Wilmington on Fire

Monday, August 2, 2021 - 1:00pm
CDT
Film Screening & Discussion

In 1898 white upper class businessmen carried out a campaign of disinformation to incite a race riot to unseat the bi-racial city government of Wilmington, North Carolina. The similarities with the January 6, 2021 insurrection at the US Capitol are striking. But on November 10, 1898 the white supremacists were successful. There was a massacre of the Black population of Wilmington, which was the largest city in the state. Black civil leaders and entrepreneurs were driven out of town. Their property was taken. Blacks were impoverished and subjected to passive acceptance of Jim Crow. The fusion government of the city was removed, as were judges who were unfriendly to the white supremacists. Laws were passed to prevent Blacks from voting. Political and economic power has been in the hands of whites ever since.
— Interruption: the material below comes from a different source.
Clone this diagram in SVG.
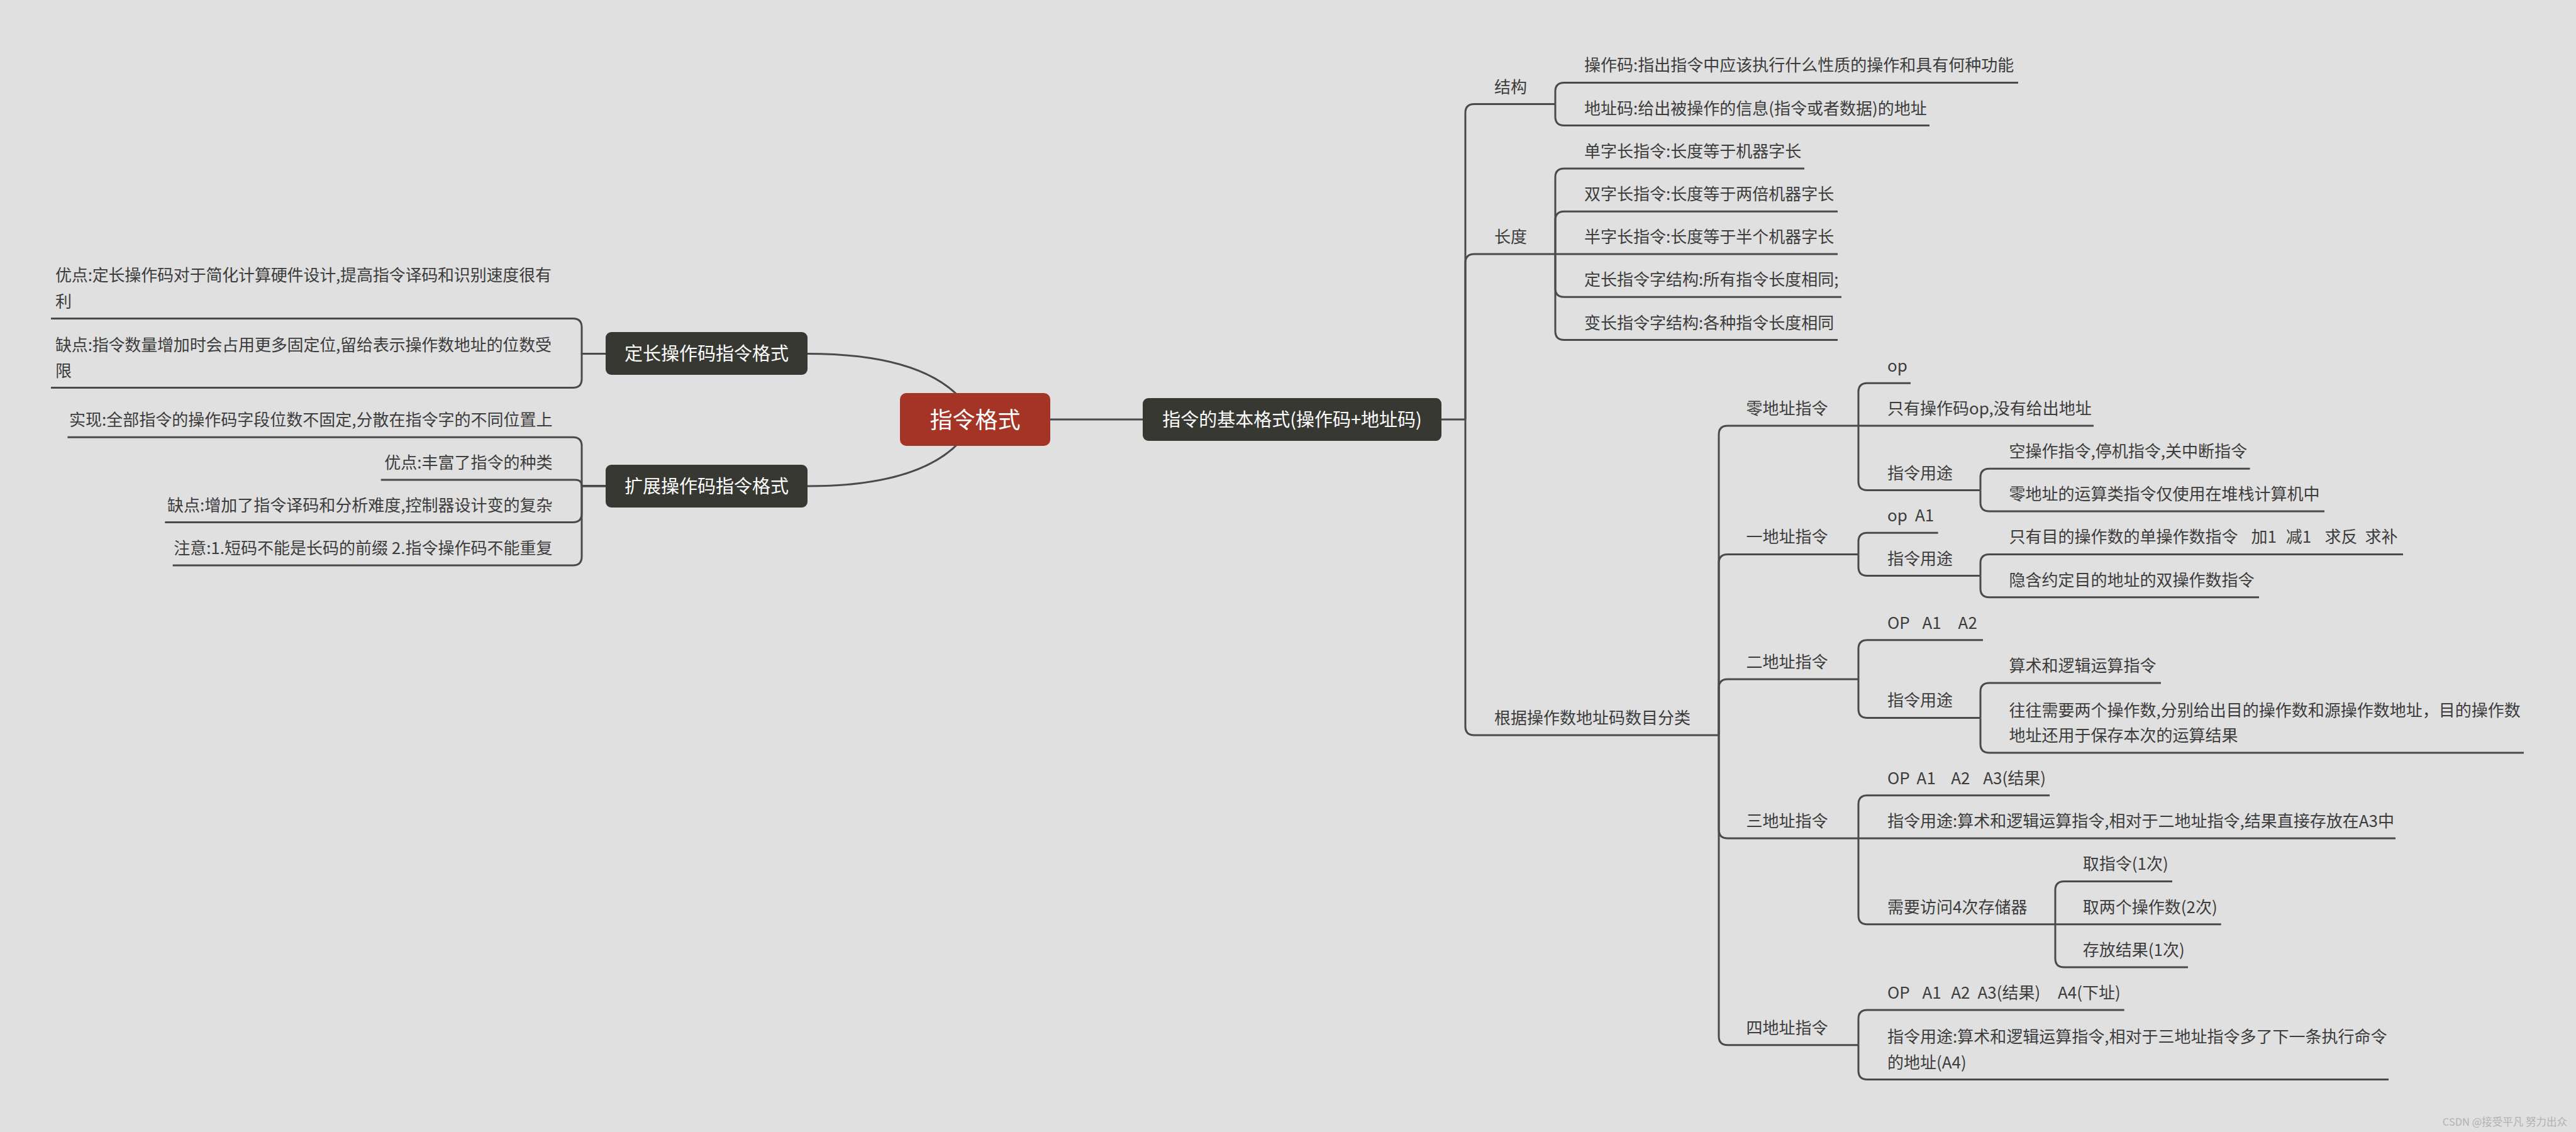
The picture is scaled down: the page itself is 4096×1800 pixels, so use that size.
<svg xmlns="http://www.w3.org/2000/svg" width="4096" height="1800" viewBox="0 0 4096 1800">
<style>
.ln{fill:none;stroke:#4a4a4e;stroke-width:3;stroke-linejoin:round}
.t{font-family:"Noto Sans CJK SC","Noto Sans",sans-serif;font-size:26px;fill:#3c3c3c}
.te{text-anchor:end}
.pre{white-space:pre}
.box{fill:#383832}
.nt{font-family:"Noto Sans CJK SC","Noto Sans",sans-serif;font-size:29px;fill:#ffffff;text-anchor:middle}
.ct{font-size:36px}
.wm{font-family:"Noto Sans CJK SC","Noto Sans",sans-serif;font-size:16.5px;fill:#b2b2b2;text-anchor:end}
</style>
<rect x="0" y="0" width="4096" height="1800" fill="#e0e0e0"/>

<g id="connectors">
  <path class="ln" d="M1284 562.5 Q1500 562.5 1550.5 667"/>
  <path class="ln" d="M1284 773 Q1500 773 1550.5 667"/>
  <path class="ln" d="M1670 667 H1817"/>
  <path class="ln" d="M2292 667 H2330"/>
  <path class="ln" d="M2330 667 V179.6 Q2330 165.6 2344 165.6 H2473"/>
  <path class="ln" d="M2330 667 V418 Q2330 404 2344 404 H2473"/>
  <path class="ln" d="M2330 667 V1155 Q2330 1169 2344 1169 H2733"/>
  <path class="ln" d="M2473 165.6 V145.4 Q2473 131.4 2487 131.4 H3209"/>
  <path class="ln" d="M2473 165.6 V185.6 Q2473 199.6 2487 199.6 H3068"/>
  <path class="ln" d="M2473 404 V282 Q2473 268 2487 268 H2869"/>
  <path class="ln" d="M2473 404 V350.3 Q2473 336.3 2487 336.3 H2922"/>
  <path class="ln" d="M2473 404 H2922"/>
  <path class="ln" d="M2473 404 V458.3 Q2473 472.3 2487 472.3 H2928"/>
  <path class="ln" d="M2473 404 V526.5 Q2473 540.5 2487 540.5 H2922"/>
  <path class="ln" d="M2733 1169 V691 Q2733 677 2747 677 H2955"/>
  <path class="ln" d="M2733 1169 V895.4 Q2733 881.4 2747 881.4 H2955"/>
  <path class="ln" d="M2733 1169 V1094 Q2733 1080 2747 1080 H2955"/>
  <path class="ln" d="M2733 1169 V1319 Q2733 1333 2747 1333 H2955"/>
  <path class="ln" d="M2733 1169 V1647.7 Q2733 1661.7 2747 1661.7 H2955"/>
  <path class="ln" d="M2955 677 V623.2 Q2955 609.2 2969 609.2 H3038"/>
  <path class="ln" d="M2955 677 H3329"/>
  <path class="ln" d="M2955 677 V765.6 Q2955 779.6 2969 779.6 H3149"/>
  <path class="ln" d="M3149 779.6 V759.3 Q3149 745.3 3163 745.3 H3577.5"/>
  <path class="ln" d="M3149 779.6 V799 Q3149 813 3163 813 H3696"/>
  <path class="ln" d="M2955 881.4 V861.2 Q2955 847.2 2969 847.2 H3081.6"/>
  <path class="ln" d="M2955 881.4 V901.6 Q2955 915.6 2969 915.6 H3149"/>
  <path class="ln" d="M3149 915.6 V895.4 Q3149 881.4 3163 881.4 H3821"/>
  <path class="ln" d="M3149 915.6 V935.8 Q3149 949.8 3163 949.8 H3592"/>
  <path class="ln" d="M2955 1080 V1031.7 Q2955 1017.7 2969 1017.7 H3153"/>
  <path class="ln" d="M2955 1080 V1127.4 Q2955 1141.4 2969 1141.4 H3149"/>
  <path class="ln" d="M3149 1141.4 V1099.9 Q3149 1085.9 3163 1085.9 H3436"/>
  <path class="ln" d="M3149 1141.4 V1182.9 Q3149 1196.9 3163 1196.9 H4013"/>
  <path class="ln" d="M2955 1333 V1278.8 Q2955 1264.8 2969 1264.8 H3259"/>
  <path class="ln" d="M2955 1333 H3809"/>
  <path class="ln" d="M2955 1333 V1455.7 Q2955 1469.7 2969 1469.7 H3268"/>
  <path class="ln" d="M3268 1469.7 V1415.4 Q3268 1401.4 3282 1401.4 H3454"/>
  <path class="ln" d="M3268 1469.7 H3531.7"/>
  <path class="ln" d="M3268 1469.7 V1524 Q3268 1538 3282 1538 H3479"/>
  <path class="ln" d="M2955 1661.7 V1620 Q2955 1606 2969 1606 H3377.7"/>
  <path class="ln" d="M2955 1661.7 V1702.5 Q2955 1716.5 2969 1716.5 H3798"/>
  <path class="ln" d="M963 562.5 H925 V520.5 Q925 506.5 911 506.5 H81"/>
  <path class="ln" d="M963 562.5 H925 V602.6 Q925 616.6 911 616.6 H81"/>
  <path class="ln" d="M963 772.8 H925 V709.3 Q925 695.3 911 695.3 H107.4"/>
  <path class="ln" d="M963 772.8 H925 Q925 763 915 763 H605.7"/>
  <path class="ln" d="M963 772.8 H925 V816.5 Q925 830.5 911 830.5 H262.3"/>
  <path class="ln" d="M963 772.8 H925 V885 Q925 899 911 899 H274.6"/>
</g>

<g id="n-root">
  <rect x="1431" y="625" width="239" height="84" rx="10" fill="#a43526"/>
  <text class="nt ct" x="1550.5" y="680.5">指令格式</text>
</g>
<g id="n-basic">
  <rect class="box" x="1817" y="633" width="475" height="68" rx="9"/>
  <text class="nt" x="2054.5" y="677.5">指令的基本格式(操作码+地址码)</text>
</g>
<g id="n-fixed">
  <rect class="box" x="963" y="528" width="321" height="68" rx="9"/>
  <text class="nt" x="1123.5" y="573">定长操作码指令格式</text>
</g>
<g id="n-ext">
  <rect class="box" x="963" y="739" width="321" height="68" rx="9"/>
  <text class="nt" x="1123.5" y="784">扩展操作码指令格式</text>
</g>

<g id="n-fixed-pro"><text class="t" x="88" y="447" textLength="789" lengthAdjust="spacing">优点:定长操作码对于简化计算硬件设计,提高指令译码和识别速度很有</text><text class="t" x="88" y="489">利</text></g>
<g id="n-fixed-con"><text class="t" x="88" y="558" textLength="789" lengthAdjust="spacing">缺点:指令数量增加时会占用更多固定位,留给表示操作数地址的位数受</text><text class="t" x="88" y="599">限</text></g>
<g id="n-ext-impl"><text class="t te" x="878.5" y="677.3">实现:全部指令的操作码字段位数不固定,分散在指令字的不同位置上</text></g>
<g id="n-ext-pro"><text class="t te" x="878.5" y="745">优点:丰富了指令的种类</text></g>
<g id="n-ext-con"><text class="t te" x="878.5" y="812.5">缺点:增加了指令译码和分析难度,控制器设计变的复杂</text></g>
<g id="n-ext-note"><text class="t te" x="878.5" y="881">注意:1.短码不能是长码的前缀 2.指令操作码不能重复</text></g>

<g id="n-struct"><text class="t" x="2376" y="147.6">结构</text></g>
<g id="n-struct-op"><text class="t" x="2519" y="113.4">操作码:指出指令中应该执行什么性质的操作和具有何种功能</text></g>
<g id="n-struct-addr"><text class="t" x="2519" y="181.6">地址码:给出被操作的信息(指令或者数据)的地址</text></g>

<g id="n-len"><text class="t" x="2376" y="386">长度</text></g>
<g id="n-len-1"><text class="t" x="2519" y="250">单字长指令:长度等于机器字长</text></g>
<g id="n-len-2"><text class="t" x="2519" y="318.3">双字长指令:长度等于两倍机器字长</text></g>
<g id="n-len-3"><text class="t" x="2519" y="386">半字长指令:长度等于半个机器字长</text></g>
<g id="n-len-4"><text class="t" x="2519" y="454.3">定长指令字结构:所有指令长度相同;</text></g>
<g id="n-len-5"><text class="t" x="2519" y="522.5">变长指令字结构:各种指令长度相同</text></g>

<g id="n-class"><text class="t" x="2376" y="1151">根据操作数地址码数目分类</text></g>

<g id="n-zero"><text class="t" x="2776.5" y="659">零地址指令</text></g>
<g id="n-zero-op"><text class="t" x="3001" y="591.2">op</text></g>
<g id="n-zero-only"><text class="t" x="3001" y="659">只有操作码op,没有给出地址</text></g>
<g id="n-zero-use"><text class="t" x="3001" y="761.6">指令用途</text></g>
<g id="n-zero-use-1"><text class="t" x="3194.6" y="727.3">空操作指令,停机指令,关中断指令</text></g>
<g id="n-zero-use-2"><text class="t" x="3194.6" y="795">零地址的运算类指令仅使用在堆栈计算机中</text></g>

<g id="n-one"><text class="t" x="2776.5" y="863.4">一地址指令</text></g>
<g id="n-one-fmt"><text class="t pre" xml:space="preserve" x="3001" y="829.2">op  <tspan x="3044.9">A1</tspan></text></g>
<g id="n-one-use"><text class="t" x="3001" y="897.6">指令用途</text></g>
<g id="n-one-use-1"><text class="t pre" xml:space="preserve" x="3194.6" y="863.4">只有目的操作数的单操作数指令   <tspan x="3579.4">加1  </tspan><tspan x="3634.8">减1   </tspan><tspan x="3696.4">求反  </tspan><tspan x="3760.6">求补</tspan></text></g>
<g id="n-one-use-2"><text class="t" x="3194.6" y="931.8">隐含约定目的地址的双操作数指令</text></g>

<g id="n-two"><text class="t" x="2776.5" y="1062">二地址指令</text></g>
<g id="n-two-fmt"><text class="t pre" xml:space="preserve" x="3001" y="999.7">OP   <tspan x="3056.4">A1    </tspan><tspan x="3113.6">A2</tspan></text></g>
<g id="n-two-use"><text class="t" x="3001" y="1123.4">指令用途</text></g>
<g id="n-two-use-1"><text class="t" x="3194.6" y="1067.9">算术和逻辑运算指令</text></g>
<g id="n-two-use-2"><text class="t" x="3194.6" y="1138.5">往往需要两个操作数,分别给出目的操作数和源操作数地址，目的操作数</text><text class="t" x="3194.6" y="1179">地址还用于保存本次的运算结果</text></g>

<g id="n-three"><text class="t" x="2776.5" y="1315">三地址指令</text></g>
<g id="n-three-fmt"><text class="t pre" xml:space="preserve" x="3001" y="1246.8">OP  <tspan x="3047.6">A1   </tspan><tspan x="3102.2">A2   </tspan><tspan x="3153.2">A3(结果)</tspan></text></g>
<g id="n-three-use"><text class="t" x="3001" y="1315">指令用途:算术和逻辑运算指令,相对于二地址指令,结果直接存放在A3中</text></g>
<g id="n-three-mem"><text class="t" x="3001" y="1451.7">需要访问4次存储器</text></g>
<g id="n-three-mem-1"><text class="t" x="3311.7" y="1383.4">取指令(1次)</text></g>
<g id="n-three-mem-2"><text class="t" x="3311.7" y="1451.7">取两个操作数(2次)</text></g>
<g id="n-three-mem-3"><text class="t" x="3311.7" y="1520">存放结果(1次)</text></g>

<g id="n-four"><text class="t" x="2776.5" y="1643.7">四地址指令</text></g>
<g id="n-four-fmt"><text class="t pre" xml:space="preserve" x="3001" y="1588">OP   <tspan x="3056.4">A1  </tspan><tspan x="3102.2">A2  </tspan><tspan x="3144.4">A3(结果)    </tspan><tspan x="3272">A4(下址)</tspan></text></g>
<g id="n-four-use"><text class="t" x="3001" y="1657.5">指令用途:算术和逻辑运算指令,相对于三地址指令多了下一条执行命令</text><text class="t" x="3001" y="1698.5">的地址(A4)</text></g>

<text class="wm" x="4082" y="1790">CSDN @接受平凡 努力出众</text>
</svg>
The last remnants of reconstruction and the fusion politics that it had made possible ended, as it had throughout the South. That legacy is still with the nation today.

The documentary film “Wilmington On Fire,” directed by Chris Everett, recounts this tragic story from the point of view of the victims. Much of the historical research had been done by a young southern white woman, LeRae Umfleet. She wrote a report and a state legislative Commission began to make the events of 1898 publicly known by 2005. And so the dirty secret that was no secret has become known.

Until 1898 Wilmington had been a thriving port city, half Black and half white. The massacre decimated it, undermining its economic potential for whites as well as for African Americans. For decades similar tragedies scarred the South. The 1921 massacre in Tulsa, Oklahoma have recently been brought to public attention. Some ask what good can come from bringing out all the dirty history of white supremacy in this country? Chris Everett points out that in Wilmington his film has helped wake up some white businessmen who are now trying to help Black entrepreneurs get established. The Wilmington police department has made the film part of its training for new recruits. And it is being included in school curricula. Exposing an ugly history can have positive benefits. Eventually, reparations?